Church Bay (Porth Swtan) is a settlement on the north-west coast of Anglesey, Wales, United Kingdom, about a mile and a half north-west of the village of Llanfaethlu. The bay shores are rocky but there is also a sandy beach which is popular with visitors. There are a handful of houses near the beach. The Anglesey Coastal Path runs along the cliff tops. There are records of the Swttan settlement going back to the reign of King Henry VIII, but there has probably been a settlement there for many centuries before this. Most of the properties are holiday homes for rent. Amenities include a cafe and a small museum based in a preserved 17th-century thatched cottage. This cottage's position could indicate that there has been a dwelling on this site since Neolithic times. The cottage won the Rural Wales Award from the Campaign for the Protection of Rural Wales (CPRW) in 2003.

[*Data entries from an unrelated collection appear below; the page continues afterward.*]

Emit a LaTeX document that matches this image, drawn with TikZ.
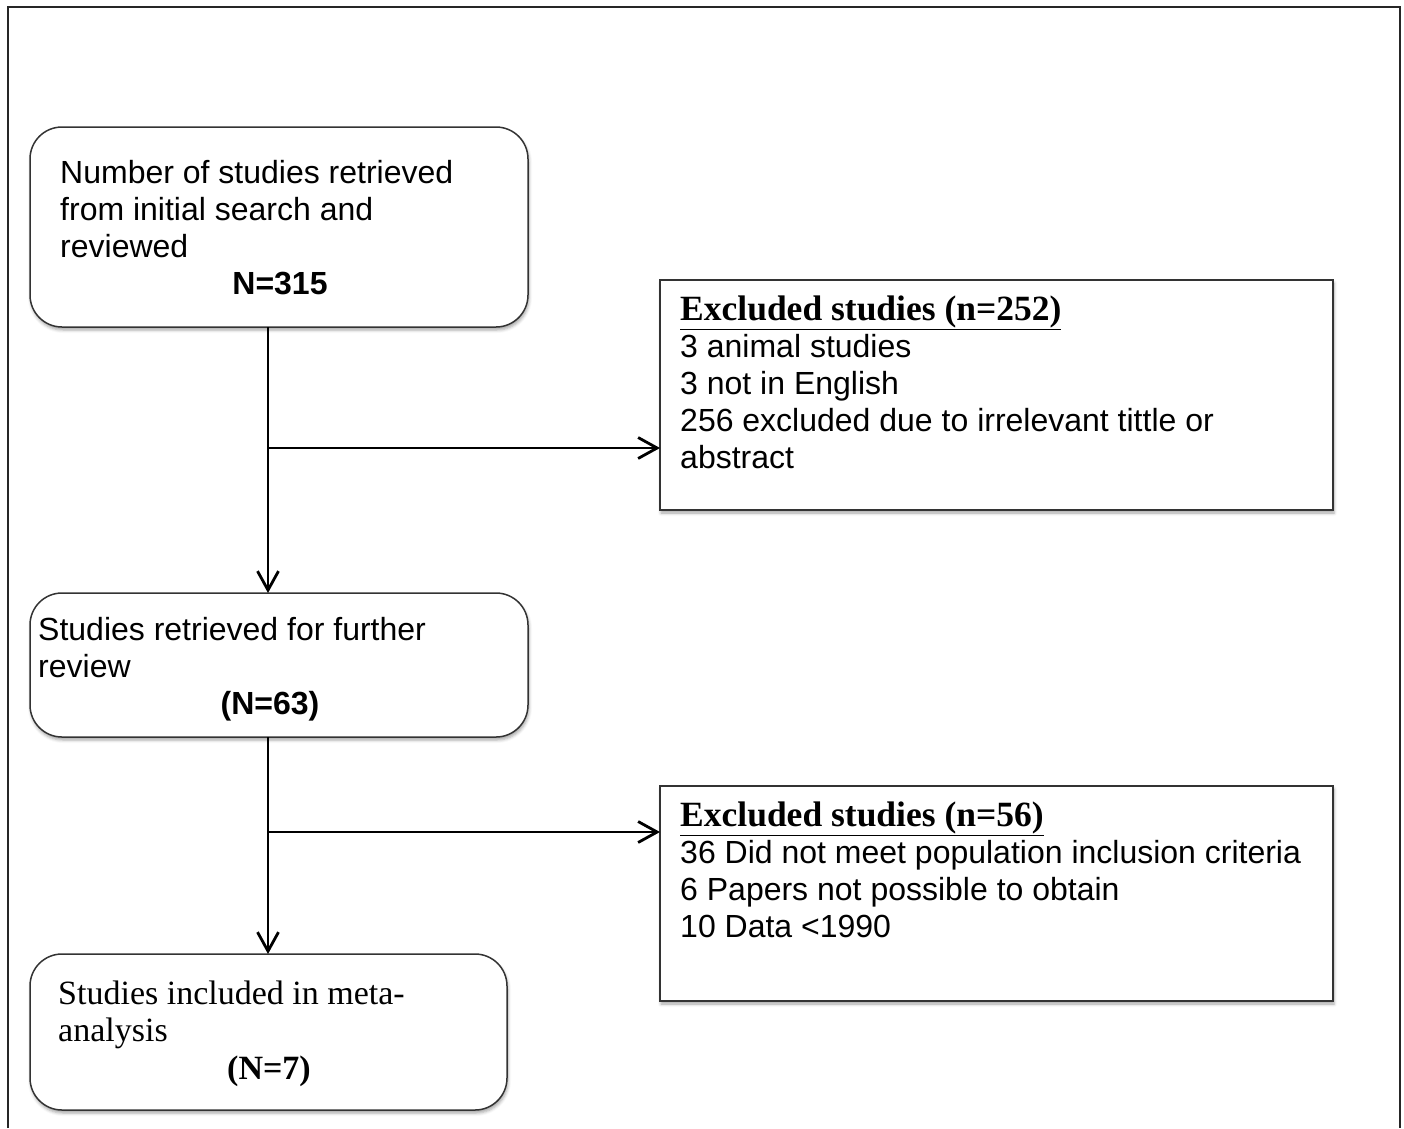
\documentclass[tikz,border=0pt]{standalone}
\usepackage{fontspec}
\setmainfont{Liberation Sans}
\newfontfamily\capfont{Liberation Serif}
\usetikzlibrary{arrows.meta,shadows.blur}

\begin{document}
\begin{tikzpicture}[x=1pt,y=-1pt,
  rbox/.style={draw=black!80,line width=1.5pt,fill=white,rounded corners=32pt,anchor=north west,outer sep=0pt,
    blur shadow={shadow xshift=1pt,shadow yshift=-3pt,shadow blur radius=3pt,shadow opacity=35}},
  sbox/.style={rbox,sharp corners},
  txt/.style={anchor=north west,inner sep=0pt,align=left,font=\fontsize{32}{37}\selectfont},
  num/.style={anchor=base,inner sep=0pt,font=\fontsize{32}{37}\selectfont\bfseries},
  head/.style={anchor=base west,inner sep=0pt,font=\capfont\fontsize{35.5}{37}\selectfont\bfseries},
  arr/.style={line width=2.8pt,-{Straight Barb[length=19pt,width=21pt,line width=2.8pt]}}]
\useasboundingbox (0,0) rectangle (1404,1128);
\draw[line width=1.6pt,black!85] (8,1128) -- (8,7) -- (1400,7) -- (1400,1128);

% boxes
\node[rbox,minimum width=498pt,minimum height=200pt] (search) at (30,127) {};
\node[sbox,minimum width=673pt,minimum height=230pt] (excl1) at (660,280) {};
\node[rbox,minimum width=498pt,minimum height=144pt] (review) at (30,593) {};
\node[sbox,minimum width=673pt,minimum height=215pt] (excl2) at (660,786) {};
\node[rbox,minimum width=477pt,minimum height=156pt] (meta) at (30,954) {};

% texts
\node[txt] (t1) at (60,160) {Number of studies retrieved\\from initial search and\\reviewed};
\node[num] (n1) at (280,294) {N=315};
\node[head] (h1) at (680,320) {\underline{Excluded studies (n=252)}};
\node[txt] (t2) at (680,334) {3 animal studies\\3 not in English\\256 excluded due to irrelevant tittle or\\abstract};
\node[txt] (t3) at (38,617) {Studies retrieved for further\\review};
\node[num] (n3) at (270,714) {(N=63)};
\node[head] (h2) at (680,826) {\underline{Excluded studies (n=56)}};
\node[txt] (t4) at (680,840) {36 Did not meet population inclusion criteria\\6 Papers not possible to obtain\\10 Data <1990};
\node[txt,font=\capfont\fontsize{34}{37}\selectfont] (t5) at (58,981) {Studies included in meta-\\analysis};
\node[num,font=\capfont\fontsize{34}{37}\selectfont\bfseries] (n5) at (269,1079) {(N=7)};

% connectors
\coordinate (spine) at (268,0);
\coordinate (j1) at (268,448);
\coordinate (j2) at (268,832);
\draw[arr] (search.south -| spine) -- (review.north -| spine);
\draw[arr] (j1) -- (j1 -| excl1.west);
\draw[arr] (review.south -| spine) -- (meta.north -| spine);
\draw[arr] (j2) -- (j2 -| excl2.west);
\end{tikzpicture}
\end{document}
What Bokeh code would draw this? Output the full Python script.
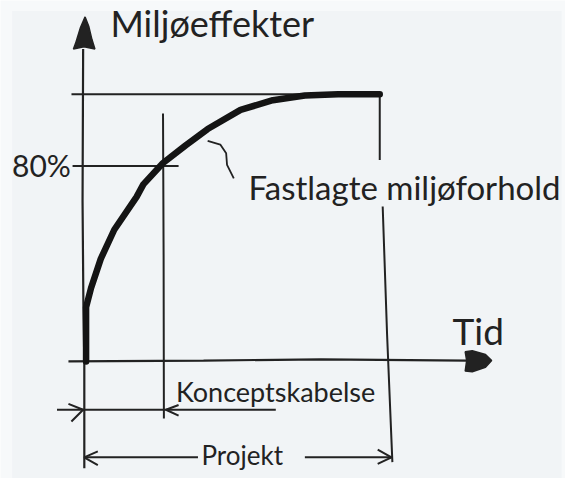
from bokeh.plotting import figure
from bokeh.models import Range1d, ColumnDataSource, BoxAnnotation
from bokeh.core.properties import value
from bokeh.embed import file_html
from bokeh.resources import INLINE

# ---- data (time in % of project, effect in % of final level) ----
curve_time = [0, 0, 1.7, 5.0, 9.6, 17.2, 19.5, 26.2, 33.8, 41.4, 52.6, 63.6, 74.5, 85.8, 100]
curve_effect = [0, 20.3, 27.5, 38.4, 49.3, 61.6, 66.3, 74.3, 80.8, 87.0, 94.2, 97.8, 99.6, 100, 100]

final_level = 100.0
level_80 = 73.2          # the "80%" guide line as drawn
concept_end = 26.2       # end of "Konceptskabelse"
project_end = 100.0      # end of "Projekt"

y_axis_time = [-1.0, -1.2, -0.9, -0.6, -0.6]
y_axis_effect = [117, 60, 20, 0, -40]
x_axis_time = [-6.0, 40, 80, 129.8]
x_axis_effect = [0, 0.3, 0.8, 0.3]

concept_row = -18.1
project_row = -35.9

squiggle_time = [41.4, 45.7, 47.7, 48.0, 50.3]
squiggle_effect = [82.6, 81.2, 77.9, 73.6, 68.5]

label_text = ["Miljøeffekter", "80%", "Fastlagte miljøforhold", "Tid", "Konceptskabelse", "Projekt"]
label_time = [8.3, -25.2, 55.3, 124.8, 30.6, 39.3]
label_effect = [126.7, 73.7, 65.4, 11.7, -11.1, -35.2]
label_size = ["36px", "30px", "33px", "37px", "27px", "26px"]

INK = "#222222"
OUTER = "#f7f9fa"
INNER = "#f1f4f6"

p = figure(width=565, height=478, output_backend="svg", toolbar_location=None,
           x_range=Range1d(-29.14, 163.25), y_range=Range1d(-43.84, 135.14),
           min_border=0, background_fill_color=OUTER, border_fill_color=OUTER)
p.axis.visible = False
p.grid.visible = False
p.outline_line_color = None

# inner panel of the sketch
p.add_layout(BoxAnnotation(left=-25.17, right=161.9, top=131.2, bottom=-43.84,
                           fill_color=INNER, fill_alpha=1.0, line_color=None, level="underlay"))

# axes as hand drawn lines
p.line(y_axis_time, y_axis_effect, line_color=INK, line_width=2.2)
p.line(x_axis_time, x_axis_effect, line_color=INK, line_width=2.2)

# arrow heads (y axis up, x axis right)
p.patch([-0.33, -1.9, -3.6, -4.3, -0.7, 3.0, 2.0, 0.9],
        [129, 125, 119, 117, 117.8, 117, 120.5, 125.5], fill_color=INK, line_color=INK, line_width=1.5)
p.patch([138.1, 136.0, 131.5, 129.1, 129.6, 129.1, 131.5, 136.0],
        [0.3, 2.6, 4.0, 3.6, 0.3, -3.6, -3.9, -2.2], fill_color=INK, line_color=INK, line_width=1.5)

# final level guide line and 80% line
p.line([-4.97, project_end], [final_level, final_level], line_color=INK, line_width=2)
p.line([-4.6, 31.5], [level_80, level_80], line_color=INK, line_width=2)

# vertical at concept end
p.line([concept_end, concept_end + 0.2, concept_end + 0.3], [92.8, 40, -21.4], line_color=INK, line_width=2)
# vertical at project end (broken around the label)
p.line([project_end, project_end], [final_level, 75.4], line_color=INK, line_width=2)
p.line([project_end + 1.0, project_end + 2.5, project_end + 4.3], [58, 10, -37.7], line_color=INK, line_width=2)

# Konceptskabelse dimension line
p.line([-9.9, 64.6], [concept_row, concept_row], line_color=INK, line_width=2)
p.line([-6.0, -1.0, -5.0], [concept_row + 2.2, concept_row, concept_row - 4.4], line_color=INK, line_width=2)
p.line([concept_end + 5.3, concept_end + 1.0, concept_end + 5.3],
       [concept_row + 1.8, concept_row, concept_row - 2.2], line_color=INK, line_width=2)

# Projekt dimension line
p.line([-0.66, 38.1], [project_row, project_row], line_color=INK, line_width=2)
p.line([74.5, project_end + 4.0], [project_row, project_row], line_color=INK, line_width=2)
p.line([4.0, -0.66, 4.0], [project_row + 2.2, project_row, project_row - 2.9], line_color=INK, line_width=2)
p.line([project_end - 0.7, project_end + 4.0, project_end - 0.7],
       [project_row + 2.9, project_row, project_row - 2.5], line_color=INK, line_width=2)

# squiggle pointer
p.line(squiggle_time, squiggle_effect, line_color=INK, line_width=1.8)

# main curve
p.line(curve_time, curve_effect, line_color="#141414", line_width=6.5, line_cap="round", line_join="round")

src = ColumnDataSource(dict(x=label_time, y=label_effect, t=label_text, s=label_size))
p.text("x", "y", text="t", text_font_size="s", source=src, text_color=INK,
       text_font=value("Lato"), text_baseline="alphabetic", text_align="left")

open("out.html", "w").write(file_html(p, INLINE))
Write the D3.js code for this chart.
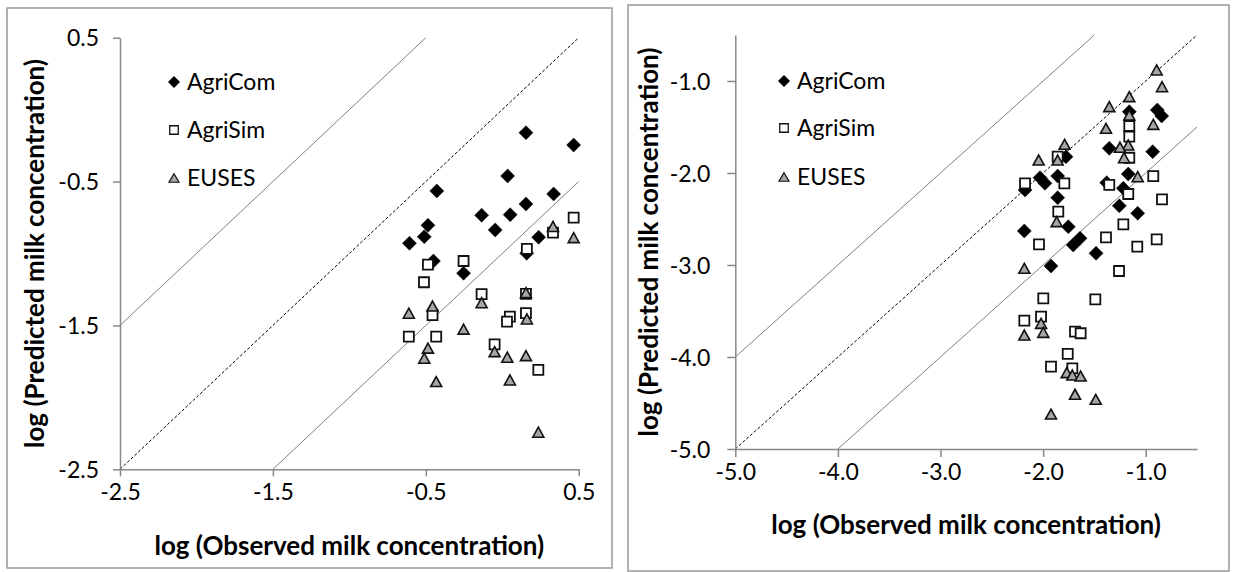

There is also a ruined windmill, Melin Drylliau (Caerau Mill), first recorded in 1840 and destroyed in a fire in 1914. It was run by the Rowlands family who also ran a number of mills across the island.

The nearby sandy beach is named Porth Swtan (Port Whiting). The 61 bus route from Holyhead to Amlwch stops infrequently in the area.

==Etymology==

The Welsh name, Porth Swtan, is named after the River Swtan, a small stream which reaches the sea below Church Bay. Swtan may be the name of the swtan ("sea-white") fish.

The English name, Church Bay, is the name used by sailors in the 19th century, the Church forming a visible landmark. The name is given to the larger bay but that has caused the loss of the names of many of the smaller coves dotted around the bay.